Not only does The Process plot offer a premise that can organically incorporate plenty of plot twists, but it also feels wholly relevant to our modern era of unchecked tech moguls pushing unethical privacy violations on the public, and of our personal data increasingly being sold to the highest bidder and abused.
As much as our society is obsessed with serial killers and true crime, the reality is that there are very few serial killers, and it’s not something the vast majority of people can relate to. The Process is a wild story – but it’s also one that you could easily imagine happening in reality, considering how algorithms already manipulate and control everything we do.
Secondly, The Process’s third potential member, Jillian, is MIA, so the plot will likely come back around at some point this season. When it does, it has the potential to impact the Shaw brothers on a deeper level than they ever thought possible.
Tracker Season 3’s Overarching Mystery Can Tie Back To Ashton Shaw’s Murder
Considering how The Process operates, it’s entirely possible that it will somehow connect to the death of Ashton Shaw. Tracker season 2’s finale revealed that it was Otto Waldron who had pushed Ashton off the cliff that night, and that he’d been asked by Mary Shaw to talk to Ashton. In the most recent Tracker season 3 episode, Colter and Russell both agreed that Ashton hadn’t been mentally well by the end – but also that something had happened that summer to break him.

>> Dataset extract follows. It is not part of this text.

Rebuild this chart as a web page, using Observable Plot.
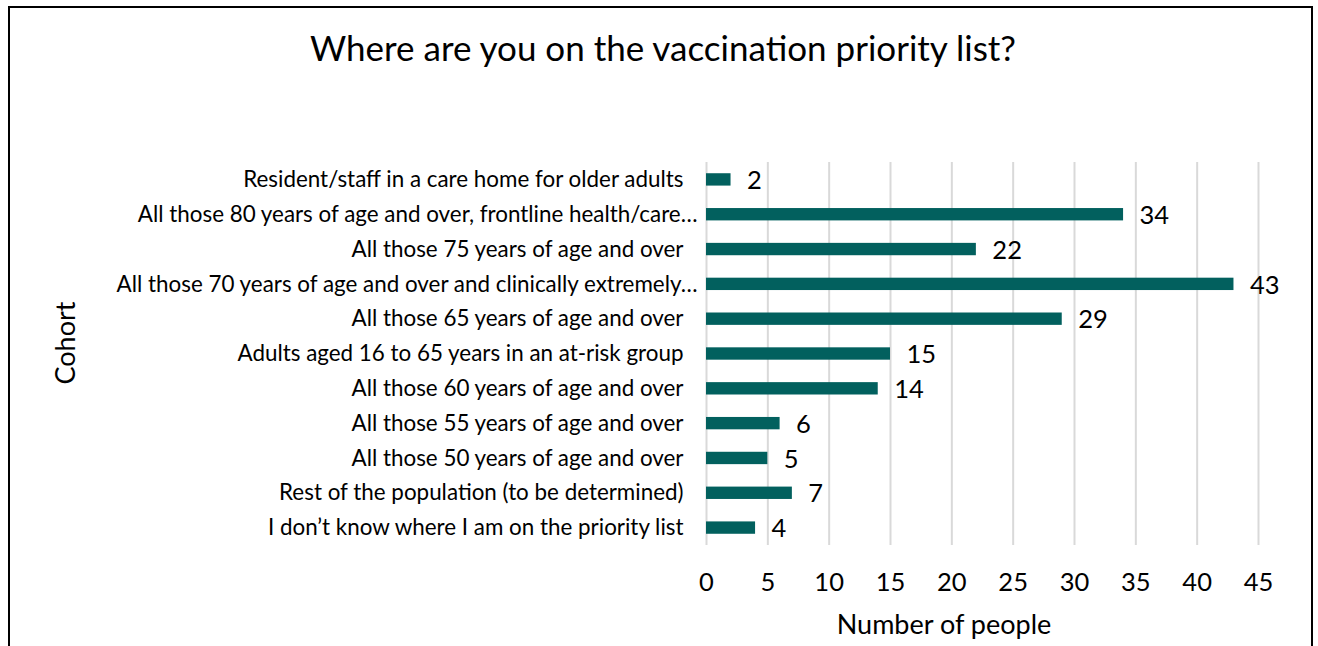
<!DOCTYPE html>
<html>
<head>
<meta charset="utf-8">
<script src="https://cdn.jsdelivr.net/npm/d3@7"></script>
<script src="https://cdn.jsdelivr.net/npm/@observablehq/plot@0.6"></script>
<style>
  html, body { margin: 0; padding: 0; background: #fff; overflow: hidden; }
  #wrap { position: relative; width: 1318px; height: 646px; font-family: Lato, sans-serif; }
  #border { position: absolute; left: 8px; top: 6px; width: 1305px; height: 700px; border: 2px solid #000; box-sizing: border-box; }
  #title { position: absolute; left: 0; width: 1326px; top: 26px; text-align: center; font-size: 35px; color: #000; }
  #xlabel { position: absolute; left: 744px; width: 400px; top: 607px; text-align: center; font-size: 27px; color: #000; }
  #ylabel { position: absolute; left: 64px; top: 343px; transform: translate(-50%, -50%) rotate(-90deg); font-size: 27px; color: #000; white-space: nowrap; }
  #chart { position: absolute; left: 0; top: 0; }
</style>
</head>
<body>
<div id="wrap">
  <div id="border"></div>
  <div id="chart"></div>
  <div id="title">Where are you on the vaccination priority list?</div>
  <div id="xlabel">Number of people</div>
  <div id="ylabel">Cohort</div>
</div>
<script>
const categories = [
  "Resident/staff in a care home for older adults",
  "All those 80 years of age and over, frontline health/care…",
  "All those 75 years of age and over",
  "All those 70 years of age and over and clinically extremely…",
  "All those 65 years of age and over",
  "Adults aged 16 to 65 years in an at-risk group",
  "All those 60 years of age and over",
  "All those 55 years of age and over",
  "All those 50 years of age and over",
  "Rest of the population (to be determined)",
  "I don’t know where I am on the priority list"
];
const values = [2, 34, 22, 43, 29, 15, 14, 6, 5, 7, 4];
const xTicks = [0, 5, 10, 15, 20, 25, 30, 35, 40, 45];

const data = categories.map((c, i) => ({cohort: c, value: values[i]}));
const truncated = categories.filter(c => c.endsWith("…"));
const plain = categories.filter(c => !c.endsWith("…"));

const barColor = "#02605E";

const chart = Plot.plot({
  width: 1318,
  height: 646,
  marginLeft: 706,
  marginRight: 60,
  marginTop: 162,
  marginBottom: 101,
  style: {fontFamily: "Lato, sans-serif", color: "#000", background: "transparent", overflow: "visible"},
  x: {domain: [0, 45], ticks: xTicks},
  y: {domain: categories, paddingInner: 0.645, paddingOuter: 0.3225, round: false, axis: null},
  marks: [
    Plot.ruleX(xTicks, {stroke: "#D9D9D9", strokeWidth: 2}),
    Plot.barX(data, {x: "value", y: "cohort", fill: barColor}),
    Plot.text(data, {x: "value", y: "cohort", text: d => String(d.value), textAnchor: "start", dx: 16, dy: 1, fontSize: 25.5, fill: "#000"}),
    Plot.axisX(xTicks, {tickSize: 0, tickPadding: 27, fontSize: 25.5, label: null, tickFormat: d => String(d)}),
    Plot.axisY(plain, {tickSize: 0, tickPadding: 23, fontSize: 22.4, label: null}),
    Plot.axisY(truncated, {tickSize: 0, tickPadding: 9, fontSize: 22.4, label: null})
  ]
});
document.getElementById("chart").appendChild(chart);
</script>
</body>
</html>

Everything points to Ashton getting involved in something dangerous during his time as a professor at Berkeley. We know that he was recruited by the government to work on a top-secret project, and he was almost certainly killed for it. As it’s been operating for about ten years, the timeline doesn’t quite add up for the top-secret project to be some version of The Process, but that doesn’t mean the algorithm couldn’t have later tied in to whatever the government was doing in 1992 that made Ashton Shaw take his family and flee.